For many years I’ve relied on FM radio to keep me company on drives. I knew where I was on I95 between New York and Charlottesville, Virginia based on which radio stations I was picking up. For a year or two I drove between Boston and New York on certain Sundays and there were few greater joys than a black cup of coffee and Vin Sclesa’s show Idiot’s Delight (broadcast on WNEW and WFMU at different stages). On the occasions that I left Charlottesville late at night I was invariably thrilled to begin picking up WHFS somewhere on I66 approaching the beltway, thrilled again when I could begin hearing the University of Delaware station further up I95, and finally ecstatic when WBGO came into my range near exit 8 on the Turnpike. On the longest solo drive I’ve ever made, I got an enormous cup of coffee at a 7-Eleven in Albuquerque and like a divine gift a radio DJ played a set that included The The, The Butthole Surfers, Siouxsee and the Banshees, and Public Image Limited. It was a DJ playing the 3-6 AM slot and I love him to this day. During a summer in LA I became a devotee of a girlish Mexican voice that would deliver the best music to Baja, California, mythically audible clear from Santa Barbara to halfway down Mexico.
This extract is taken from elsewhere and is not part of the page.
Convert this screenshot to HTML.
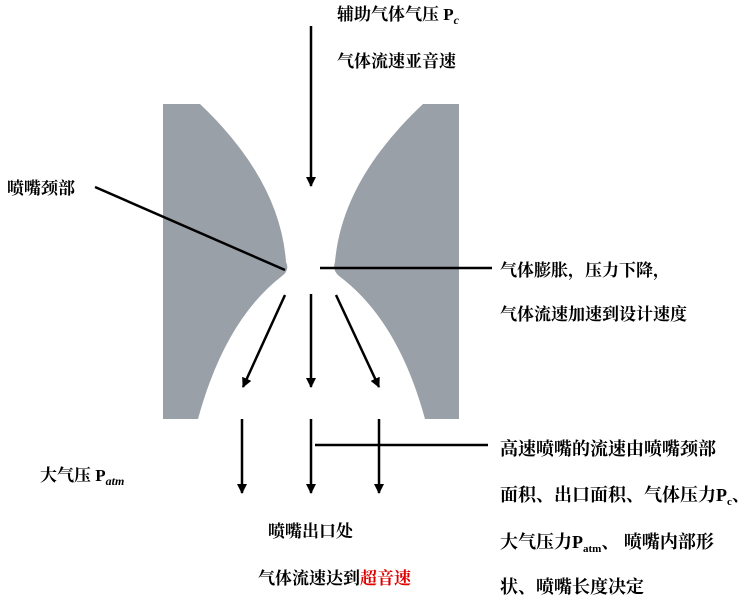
<!DOCTYPE html>
<html><head><meta charset="utf-8"><style>
html,body{margin:0;padding:0;background:#fff;}
svg{display:block;}
text{font-family:"Liberation Serif","Noto Serif CJK SC","Noto Sans CJK SC",serif;font-weight:bold;font-size:17px;fill:#000;}
.r{font-size:18px;}
</style></head><body>
<svg width="740" height="606" viewBox="0 0 740 606" xmlns="http://www.w3.org/2000/svg">
<defs>
<marker id="ah" markerWidth="10" markerHeight="10" refX="9" refY="5" orient="auto" markerUnits="userSpaceOnUse">
<path d="M0,0 L10,5 L0,10 Z" fill="#000"/>
</marker>
</defs>
<path d="M163,104 L200,104 Q280,180 286,262 Q290,270 282,276 Q225,320 198,419 L163,419 Z" fill="#9aa0a8"/>
<path d="M459,104 L423,104 Q342,180 335,262 Q332,270 339,276 Q398,320 425,419 L459,419 Z" fill="#9aa0a8"/>
<g stroke="#000" stroke-width="2.5" fill="none">
<line x1="311" y1="26" x2="311" y2="186" marker-end="url(#ah)"/>
<line x1="285" y1="295" x2="243" y2="387" marker-end="url(#ah)"/>
<line x1="311" y1="294" x2="311" y2="387" marker-end="url(#ah)"/>
<line x1="336" y1="295" x2="379" y2="387" marker-end="url(#ah)"/>
<line x1="242" y1="419" x2="242" y2="493" marker-end="url(#ah)"/>
<line x1="311" y1="419" x2="311" y2="493" marker-end="url(#ah)"/>
<line x1="379" y1="419" x2="379" y2="493" marker-end="url(#ah)"/>
<line x1="95" y1="187" x2="285" y2="270"/>
<line x1="320" y1="268" x2="492" y2="268"/>
<line x1="315" y1="445" x2="488" y2="445"/>
</g>
<text x="337" y="20">辅助气体气压 P<tspan font-size="12" dy="4" font-style="italic">c</tspan></text>
<text x="337" y="67">气体流速亚音速</text>
<text x="7" y="194">喷嘴颈部</text>
<text x="500" y="276">气体膨胀，压力下降，</text>
<text x="500" y="320">气体流速加速到设计速度</text>
<text x="40" y="481">大气压 P<tspan font-size="12" dy="4" font-style="italic">atm</tspan></text>
<text x="268" y="537">喷嘴出口处</text>
<text x="258" y="584">气体流速达到<tspan fill="#e00000">超音速</tspan></text>
<text class="r" x="500" y="455">高速喷嘴的流速由喷嘴颈部</text>
<text class="r" x="500" y="501">面积、出口面积、气体压力P<tspan font-size="11" dy="4">c</tspan><tspan dy="-4">、</tspan></text>
<text class="r" x="500" y="548">大气压力P<tspan font-size="11" dy="4">atm</tspan><tspan dy="-4">、 喷嘴内部形</tspan></text>
<text class="r" x="500" y="593">状、喷嘴长度决定</text>
</svg>
</body></html>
I’ve never had a CD player in my car. I don’t really think I want one. If I had been listening to CD’s in my car I would not have heard Luna playing live on Idiot’s Delight in winter 1991-92; I would not have heard Marylou Lord’s debut album played in its entirety on WPRB, Princeton, in 1998; I would not have heard the Mountain Stage broadcast to the Shenandoah Valley every weekend; and I certainly would not have heard a reunion of all the recording Wainwrights outside Hartford in 1999. There is a wonderful sense of being a student when you listen to the radio for a while on a drive or play a record in its entirety. It is like having a good teacher, and being comfortable placing control in his or her hands. If I buy an old Stones record or a Smiths record or vintage David Bowie, I feel confident there’s a reason why each song is on there and why the sequence of songs is what it is. I feel like I’ll learn something if I pay attention, I’ll find something cool about the record that I’d miss if it were going on random play.
With these radio shows and records, there are people on the other side. Listening to a DJ for a year or a few years means you are developing a relationship with a person you don’t have any visual sense of, all you have is the voice. The records were pressed, you can see the imprint of machinery and hands and somebody wrote a little piece on the back. Then it spins and the needle comes down and again somebody is talking to you. The people might be shown on the cover of the album but even if they are they may not look like that ordinarily. It’s a static image and when you listen to the record the image is removed from it, you are mainly relegated to the voice and the sounds. And in this sense it is like reading: somebody is talking to you and it is still OK if you use your head a little and think a little, there’s room for it, everything isn’t spelled out in meticulous detail and all your senses aren’t rammed with stuff. That’s why I listen to the radio and that’s why I listen to vinyl records.